═════ Data excerpt

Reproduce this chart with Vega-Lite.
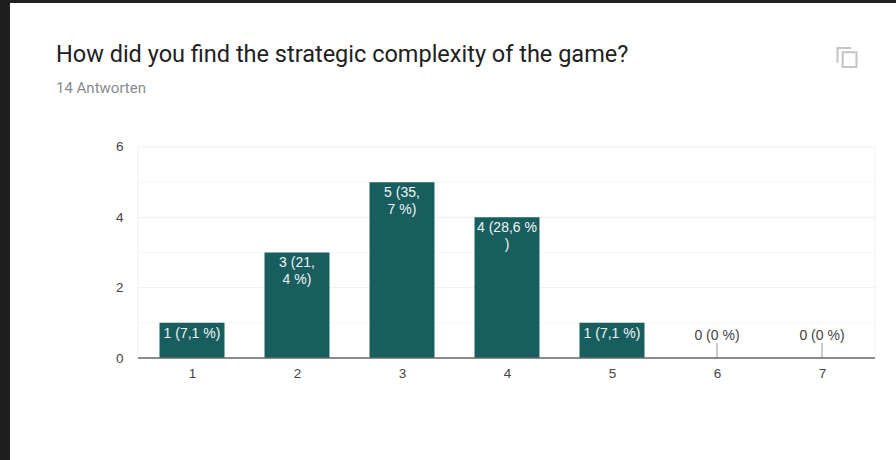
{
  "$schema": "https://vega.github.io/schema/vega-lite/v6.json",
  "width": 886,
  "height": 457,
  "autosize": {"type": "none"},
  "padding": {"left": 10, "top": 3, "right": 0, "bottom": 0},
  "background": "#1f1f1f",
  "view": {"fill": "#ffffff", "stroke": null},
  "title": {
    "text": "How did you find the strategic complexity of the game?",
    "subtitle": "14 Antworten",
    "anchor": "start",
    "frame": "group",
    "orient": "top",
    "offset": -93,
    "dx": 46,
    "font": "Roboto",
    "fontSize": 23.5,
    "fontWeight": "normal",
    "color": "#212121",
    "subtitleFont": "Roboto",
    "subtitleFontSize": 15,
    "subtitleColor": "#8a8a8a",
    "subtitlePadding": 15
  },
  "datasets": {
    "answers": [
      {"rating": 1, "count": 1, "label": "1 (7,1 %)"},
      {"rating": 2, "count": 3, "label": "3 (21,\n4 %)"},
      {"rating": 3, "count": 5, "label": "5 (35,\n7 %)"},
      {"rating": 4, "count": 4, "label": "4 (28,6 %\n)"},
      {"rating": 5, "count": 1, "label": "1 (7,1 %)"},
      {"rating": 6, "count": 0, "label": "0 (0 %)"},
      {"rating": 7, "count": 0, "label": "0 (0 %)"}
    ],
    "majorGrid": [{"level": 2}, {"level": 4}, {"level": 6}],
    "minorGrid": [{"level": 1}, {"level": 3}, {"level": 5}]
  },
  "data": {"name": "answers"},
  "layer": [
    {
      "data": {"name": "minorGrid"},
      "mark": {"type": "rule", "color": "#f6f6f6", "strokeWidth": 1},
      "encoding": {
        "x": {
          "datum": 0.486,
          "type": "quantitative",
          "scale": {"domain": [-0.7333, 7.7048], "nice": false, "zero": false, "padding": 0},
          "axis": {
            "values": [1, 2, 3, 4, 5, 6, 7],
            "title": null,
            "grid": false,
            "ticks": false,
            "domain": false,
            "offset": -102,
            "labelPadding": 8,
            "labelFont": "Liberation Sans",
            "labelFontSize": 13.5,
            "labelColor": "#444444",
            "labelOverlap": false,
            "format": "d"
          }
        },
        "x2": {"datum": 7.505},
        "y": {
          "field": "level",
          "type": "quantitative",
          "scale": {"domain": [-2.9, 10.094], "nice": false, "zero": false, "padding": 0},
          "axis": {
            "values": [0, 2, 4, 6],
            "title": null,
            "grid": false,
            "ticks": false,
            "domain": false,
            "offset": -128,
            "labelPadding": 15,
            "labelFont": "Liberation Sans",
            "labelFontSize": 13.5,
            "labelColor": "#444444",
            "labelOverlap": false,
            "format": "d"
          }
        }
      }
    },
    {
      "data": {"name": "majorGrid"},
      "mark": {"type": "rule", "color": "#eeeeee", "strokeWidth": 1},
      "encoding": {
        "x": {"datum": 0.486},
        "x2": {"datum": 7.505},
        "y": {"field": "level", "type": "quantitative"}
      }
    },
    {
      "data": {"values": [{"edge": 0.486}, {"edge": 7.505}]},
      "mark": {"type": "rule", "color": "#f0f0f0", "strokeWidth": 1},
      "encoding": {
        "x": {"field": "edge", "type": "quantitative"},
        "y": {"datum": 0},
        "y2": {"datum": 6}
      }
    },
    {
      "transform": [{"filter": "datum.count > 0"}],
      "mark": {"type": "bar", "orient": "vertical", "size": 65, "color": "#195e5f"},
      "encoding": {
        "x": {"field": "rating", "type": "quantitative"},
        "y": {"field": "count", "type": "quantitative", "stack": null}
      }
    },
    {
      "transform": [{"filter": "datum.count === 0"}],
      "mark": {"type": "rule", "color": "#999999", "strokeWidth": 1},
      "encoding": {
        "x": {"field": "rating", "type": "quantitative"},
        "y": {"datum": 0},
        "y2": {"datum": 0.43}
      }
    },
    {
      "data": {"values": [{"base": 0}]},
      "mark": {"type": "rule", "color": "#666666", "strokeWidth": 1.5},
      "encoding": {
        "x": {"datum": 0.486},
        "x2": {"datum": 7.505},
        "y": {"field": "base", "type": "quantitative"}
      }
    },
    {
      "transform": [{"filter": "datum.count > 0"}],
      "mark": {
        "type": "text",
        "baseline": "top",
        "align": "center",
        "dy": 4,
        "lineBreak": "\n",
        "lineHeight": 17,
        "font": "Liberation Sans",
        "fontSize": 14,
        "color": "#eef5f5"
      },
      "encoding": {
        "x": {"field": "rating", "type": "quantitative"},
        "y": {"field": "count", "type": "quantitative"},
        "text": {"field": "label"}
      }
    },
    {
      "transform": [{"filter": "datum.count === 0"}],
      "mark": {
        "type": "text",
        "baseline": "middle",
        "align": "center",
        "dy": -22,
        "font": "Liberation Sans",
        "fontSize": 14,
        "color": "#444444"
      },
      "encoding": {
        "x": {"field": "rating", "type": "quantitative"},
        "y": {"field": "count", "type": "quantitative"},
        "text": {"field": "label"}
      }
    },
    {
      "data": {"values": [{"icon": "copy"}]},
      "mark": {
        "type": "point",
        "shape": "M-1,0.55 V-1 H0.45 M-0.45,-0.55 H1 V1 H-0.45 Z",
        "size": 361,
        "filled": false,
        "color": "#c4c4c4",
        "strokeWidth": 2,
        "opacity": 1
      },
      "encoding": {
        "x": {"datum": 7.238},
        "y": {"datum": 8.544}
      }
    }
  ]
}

══════════

* Required task *
Omit each picture, then return all of the listing exactly as it stands.

* Answer to the problem *
Reproduce this chart with Vega-Lite.
{
  "$schema": "https://vega.github.io/schema/vega-lite/v6.json",
  "width": 886,
  "height": 457,
  "autosize": {"type": "none"},
  "padding": {"left": 10, "top": 3, "right": 0, "bottom": 0},
  "background": "#1f1f1f",
  "view": {"fill": "#ffffff", "stroke": null},
  "title": {
    "text": "How did you find the strategic complexity of the game?",
    "subtitle": "14 Antworten",
    "anchor": "start",
    "frame": "group",
    "orient": "top",
    "offset": -93,
    "dx": 46,
    "font": "Roboto",
    "fontSize": 23.5,
    "fontWeight": "normal",
    "color": "#212121",
    "subtitleFont": "Roboto",
    "subtitleFontSize": 15,
    "subtitleColor": "#8a8a8a",
    "subtitlePadding": 15
  },
  "datasets": {
    "answers": [
      {"rating": 1, "count": 1, "label": "1 (7,1 %)"},
      {"rating": 2, "count": 3, "label": "3 (21,\n4 %)"},
      {"rating": 3, "count": 5, "label": "5 (35,\n7 %)"},
      {"rating": 4, "count": 4, "label": "4 (28,6 %\n)"},
      {"rating": 5, "count": 1, "label": "1 (7,1 %)"},
      {"rating": 6, "count": 0, "label": "0 (0 %)"},
      {"rating": 7, "count": 0, "label": "0 (0 %)"}
    ],
    "majorGrid": [{"level": 2}, {"level": 4}, {"level": 6}],
    "minorGrid": [{"level": 1}, {"level": 3}, {"level": 5}]
  },
  "data": {"name": "answers"},
  "layer": [
    {
      "data": {"name": "minorGrid"},
      "mark": {"type": "rule", "color": "#f6f6f6", "strokeWidth": 1},
      "encoding": {
        "x": {
          "datum": 0.486,
          "type": "quantitative",
          "scale": {"domain": [-0.7333, 7.7048], "nice": false, "zero": false, "padding": 0},
          "axis": {
            "values": [1, 2, 3, 4, 5, 6, 7],
            "title": null,
            "grid": false,
            "ticks": false,
            "domain": false,
            "offset": -102,
            "labelPadding": 8,
            "labelFont": "Liberation Sans",
            "labelFontSize": 13.5,
            "labelColor": "#444444",
            "labelOverlap": false,
            "format": "d"
          }
        },
        "x2": {"datum": 7.505},
        "y": {
          "field": "level",
          "type": "quantitative",
          "scale": {"domain": [-2.9, 10.094], "nice": false, "zero": false, "padding": 0},
          "axis": {
            "values": [0, 2, 4, 6],
            "title": null,
            "grid": false,
            "ticks": false,
            "domain": false,
            "offset": -128,
            "labelPadding": 15,
            "labelFont": "Liberation Sans",
            "labelFontSize": 13.5,
            "labelColor": "#444444",
            "labelOverlap": false,
            "format": "d"
          }
        }
      }
    },
    {
      "data": {"name": "majorGrid"},
      "mark": {"type": "rule", "color": "#eeeeee", "strokeWidth": 1},
      "encoding": {
        "x": {"datum": 0.486},
        "x2": {"datum": 7.505},
        "y": {"field": "level", "type": "quantitative"}
      }
    },
    {
      "data": {"values": [{"edge": 0.486}, {"edge": 7.505}]},
      "mark": {"type": "rule", "color": "#f0f0f0", "strokeWidth": 1},
      "encoding": {
        "x": {"field": "edge", "type": "quantitative"},
        "y": {"datum": 0},
        "y2": {"datum": 6}
      }
    },
    {
      "transform": [{"filter": "datum.count > 0"}],
      "mark": {"type": "bar", "orient": "vertical", "size": 65, "color": "#195e5f"},
      "encoding": {
        "x": {"field": "rating", "type": "quantitative"},
        "y": {"field": "count", "type": "quantitative", "stack": null}
      }
    },
    {
      "transform": [{"filter": "datum.count === 0"}],
      "mark": {"type": "rule", "color": "#999999", "strokeWidth": 1},
      "encoding": {
        "x": {"field": "rating", "type": "quantitative"},
        "y": {"datum": 0},
        "y2": {"datum": 0.43}
      }
    },
    {
      "data": {"values": [{"base": 0}]},
      "mark": {"type": "rule", "color": "#666666", "strokeWidth": 1.5},
      "encoding": {
        "x": {"datum": 0.486},
        "x2": {"datum": 7.505},
        "y": {"field": "base", "type": "quantitative"}
      }
    },
    {
      "transform": [{"filter": "datum.count > 0"}],
      "mark": {
        "type": "text",
        "baseline": "top",
        "align": "center",
        "dy": 4,
        "lineBreak": "\n",
        "lineHeight": 17,
        "font": "Liberation Sans",
        "fontSize": 14,
        "color": "#eef5f5"
      },
      "encoding": {
        "x": {"field": "rating", "type": "quantitative"},
        "y": {"field": "count", "type": "quantitative"},
        "text": {"field": "label"}
      }
    },
    {
      "transform": [{"filter": "datum.count === 0"}],
      "mark": {
        "type": "text",
        "baseline": "middle",
        "align": "center",
        "dy": -22,
        "font": "Liberation Sans",
        "fontSize": 14,
        "color": "#444444"
      },
      "encoding": {
        "x": {"field": "rating", "type": "quantitative"},
        "y": {"field": "count", "type": "quantitative"},
        "text": {"field": "label"}
      }
    },
    {
      "data": {"values": [{"icon": "copy"}]},
      "mark": {
        "type": "point",
        "shape": "M-1,0.55 V-1 H0.45 M-0.45,-0.55 H1 V1 H-0.45 Z",
        "size": 361,
        "filled": false,
        "color": "#c4c4c4",
        "strokeWidth": 2,
        "opacity": 1
      },
      "encoding": {
        "x": {"datum": 7.238},
        "y": {"datum": 8.544}
      }
    }
  ]
}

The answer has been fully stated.